Travel insights from Jenna Buege, contributing editor of The Compass

The Travel Agent’s Ultimate Guide to Lanai

Lanai is one of the smaller and more deserted islands within the Hawaiian archipelago with only a little over 3,000 people who call the island home.

Lanai Basics

  • Getting there –There is one airport on the island of Lanai called the Lanai Airport. Nautical-loving travelers can also visit the island via cruise ship where they will dock at one of the local ports or cruise terminals.
  • Location – Lanai is Hawaii’s smallest inhabited island and is located in the middle of the Hawaiian Island chain.
  • Climate – Lanai is the smallest inhabited island in Hawaii and is divided into three regions: Central Lanai, North Lanai and South Lanai.
  • Currency – Since Hawaii is part of the United States their currency is the U.S. dollar.
  • Language – Fun fact: Hawaii is the only American state with two official languages: Hawaiian and English. In addition to speaking in two native tongues, many Hawaiians also use a form of slang called Pidgin.
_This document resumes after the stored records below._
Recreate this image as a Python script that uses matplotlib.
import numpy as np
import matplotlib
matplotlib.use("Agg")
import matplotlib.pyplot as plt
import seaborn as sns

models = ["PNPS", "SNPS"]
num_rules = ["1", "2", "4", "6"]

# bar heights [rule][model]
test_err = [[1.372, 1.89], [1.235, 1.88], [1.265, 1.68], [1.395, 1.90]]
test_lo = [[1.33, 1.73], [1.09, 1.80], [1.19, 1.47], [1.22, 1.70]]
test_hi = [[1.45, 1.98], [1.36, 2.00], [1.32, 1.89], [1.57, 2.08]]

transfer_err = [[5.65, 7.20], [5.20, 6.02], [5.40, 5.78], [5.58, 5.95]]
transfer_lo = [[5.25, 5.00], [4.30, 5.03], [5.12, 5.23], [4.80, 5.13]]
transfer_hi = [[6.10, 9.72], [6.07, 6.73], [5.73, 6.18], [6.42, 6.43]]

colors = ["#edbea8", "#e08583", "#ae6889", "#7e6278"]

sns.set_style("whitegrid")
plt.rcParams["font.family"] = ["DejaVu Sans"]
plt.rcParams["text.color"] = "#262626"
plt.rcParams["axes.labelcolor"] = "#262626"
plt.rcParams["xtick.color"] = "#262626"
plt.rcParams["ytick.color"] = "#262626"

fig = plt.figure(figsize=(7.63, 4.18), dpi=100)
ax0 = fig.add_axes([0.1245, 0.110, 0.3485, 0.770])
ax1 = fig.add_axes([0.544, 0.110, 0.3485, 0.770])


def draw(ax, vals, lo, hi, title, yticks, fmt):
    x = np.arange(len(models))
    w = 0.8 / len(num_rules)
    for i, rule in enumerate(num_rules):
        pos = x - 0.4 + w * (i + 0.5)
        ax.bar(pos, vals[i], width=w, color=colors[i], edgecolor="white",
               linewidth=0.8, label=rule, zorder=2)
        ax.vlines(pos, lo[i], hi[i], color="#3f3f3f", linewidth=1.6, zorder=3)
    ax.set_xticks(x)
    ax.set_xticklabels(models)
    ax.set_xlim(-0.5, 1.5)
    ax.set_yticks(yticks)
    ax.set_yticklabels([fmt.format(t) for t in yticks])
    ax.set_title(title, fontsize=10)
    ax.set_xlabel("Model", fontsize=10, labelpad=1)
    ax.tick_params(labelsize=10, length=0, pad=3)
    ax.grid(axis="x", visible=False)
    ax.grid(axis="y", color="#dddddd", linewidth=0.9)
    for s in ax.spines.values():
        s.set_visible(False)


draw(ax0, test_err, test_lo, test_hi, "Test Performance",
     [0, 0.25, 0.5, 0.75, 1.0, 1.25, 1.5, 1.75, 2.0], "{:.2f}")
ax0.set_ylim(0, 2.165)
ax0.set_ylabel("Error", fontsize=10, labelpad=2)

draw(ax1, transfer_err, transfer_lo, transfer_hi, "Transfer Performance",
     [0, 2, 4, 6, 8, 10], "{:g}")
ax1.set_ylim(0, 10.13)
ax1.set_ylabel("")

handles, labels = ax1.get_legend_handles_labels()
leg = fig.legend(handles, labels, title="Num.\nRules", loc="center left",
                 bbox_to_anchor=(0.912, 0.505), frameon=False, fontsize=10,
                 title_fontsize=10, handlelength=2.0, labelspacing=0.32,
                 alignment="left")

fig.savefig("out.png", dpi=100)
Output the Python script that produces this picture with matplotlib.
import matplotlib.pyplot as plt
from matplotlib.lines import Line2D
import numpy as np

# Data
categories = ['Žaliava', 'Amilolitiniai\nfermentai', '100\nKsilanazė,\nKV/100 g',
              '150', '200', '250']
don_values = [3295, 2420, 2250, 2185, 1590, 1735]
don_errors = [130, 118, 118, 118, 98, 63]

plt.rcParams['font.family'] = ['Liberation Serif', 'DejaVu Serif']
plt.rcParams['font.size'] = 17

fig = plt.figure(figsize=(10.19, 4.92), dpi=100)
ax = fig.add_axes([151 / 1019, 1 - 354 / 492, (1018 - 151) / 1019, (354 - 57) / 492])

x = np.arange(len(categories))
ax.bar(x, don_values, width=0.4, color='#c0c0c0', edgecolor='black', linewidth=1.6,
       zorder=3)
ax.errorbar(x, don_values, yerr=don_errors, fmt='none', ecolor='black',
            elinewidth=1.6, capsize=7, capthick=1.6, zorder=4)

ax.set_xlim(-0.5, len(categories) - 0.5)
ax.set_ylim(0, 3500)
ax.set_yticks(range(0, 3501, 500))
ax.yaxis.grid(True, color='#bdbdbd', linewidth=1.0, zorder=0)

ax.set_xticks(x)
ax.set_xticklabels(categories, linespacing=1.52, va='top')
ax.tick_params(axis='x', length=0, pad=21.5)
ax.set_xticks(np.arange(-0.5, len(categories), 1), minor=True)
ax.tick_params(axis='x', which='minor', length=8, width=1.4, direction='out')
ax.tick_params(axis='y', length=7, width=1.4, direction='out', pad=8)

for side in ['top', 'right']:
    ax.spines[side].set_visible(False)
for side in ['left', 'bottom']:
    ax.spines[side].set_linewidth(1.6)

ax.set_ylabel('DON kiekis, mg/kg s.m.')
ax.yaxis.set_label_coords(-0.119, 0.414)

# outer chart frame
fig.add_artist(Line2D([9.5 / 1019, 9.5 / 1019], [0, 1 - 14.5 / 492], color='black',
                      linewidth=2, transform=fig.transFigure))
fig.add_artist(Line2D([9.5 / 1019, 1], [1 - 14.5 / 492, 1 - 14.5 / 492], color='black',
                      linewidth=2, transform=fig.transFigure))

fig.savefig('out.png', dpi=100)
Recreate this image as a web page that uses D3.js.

The hotel scene in Lanai certainly differs from the more bustling Hawaiian cities, but it does offer two luxurious resorts for visitors: the Four Seasons Resort Lanai and Hotel Lanai.


If travelers want to experience a taste of real Lanai, they need look no further than the Blue Ginger Café, a small restaurant with a fabulous array of choices for any meal of the day. Some entrees among local favorites include the Portuguese omelet, mahi-mahi burger and literally anything from the fresh, on-site bakery. The Four Seasons Resort is also home to many popular dining options on the island such as Nobu Lanai, One Forty and The Sports Bar and Grill. Those looking for a high-class dining experience at the Hotel Lanai must visit the Lanai City Bar and Grille for fantastic entrees, desserts and beverages.


  • Adventure – Outdoorsy couples won’t want to miss a hike to the tippy top of Puu Pehe, aka Sweetheart Rock, where they can catch the most romantic sunsets in town accompanied by spinner dolphins and seabirds. Another notable beachside location is Kaiolohia, or Shipwreck Beach, an area where the hull of a wrecked 1940s oil tanker can be seen from shore. Cat lovers will discover that kitty heaven is a place on earth at the Lanai Cat Sanctuary; home to more than 600 spayed and neutered cats. This nonprofit makes lifelong care possible for each of their “Hawaiian lions” and every cat at the sanctuary is adoptable and ready to fly after a quick check-up from the on-site veterinarian.
  • Entertainment – When it comes to nightlife, the place to be in Lanai is the Four Seasons’ Lanai Luau. Here, travelers will enjoy a delicious Hawaiian buffet, sip on fruity drinks and witness a show rich in Hawaiian tradition.
  • Shopping – Visitors won’t find bustling shopping malls on the small island of Lanai. However, those looking to shop can visit some of the island’s boutique shops like Makamae, the Cory Labang Studio and Pilina.

History and Culture

  • Munro Trail – Although it may not look like it today, the island of Lanai was once a large cattle ranch and The Four Seasons resort now resides in the area that was the center of ranching operations. Travelers can visit Munro Trail for a look at the many Cook pine trees planted by ranch manager George Munro in the early 1900s.
  • Keahiakawelo, Garden of the Gods – Legend has it that two kahuna (priests) had a scorching contest that resulted in the barren, rocky landscape of Keahiakawelo that we see today. Travelers can explore this other-worldly landscape via 4-wheel-drive and appreciate a place that inspired legends.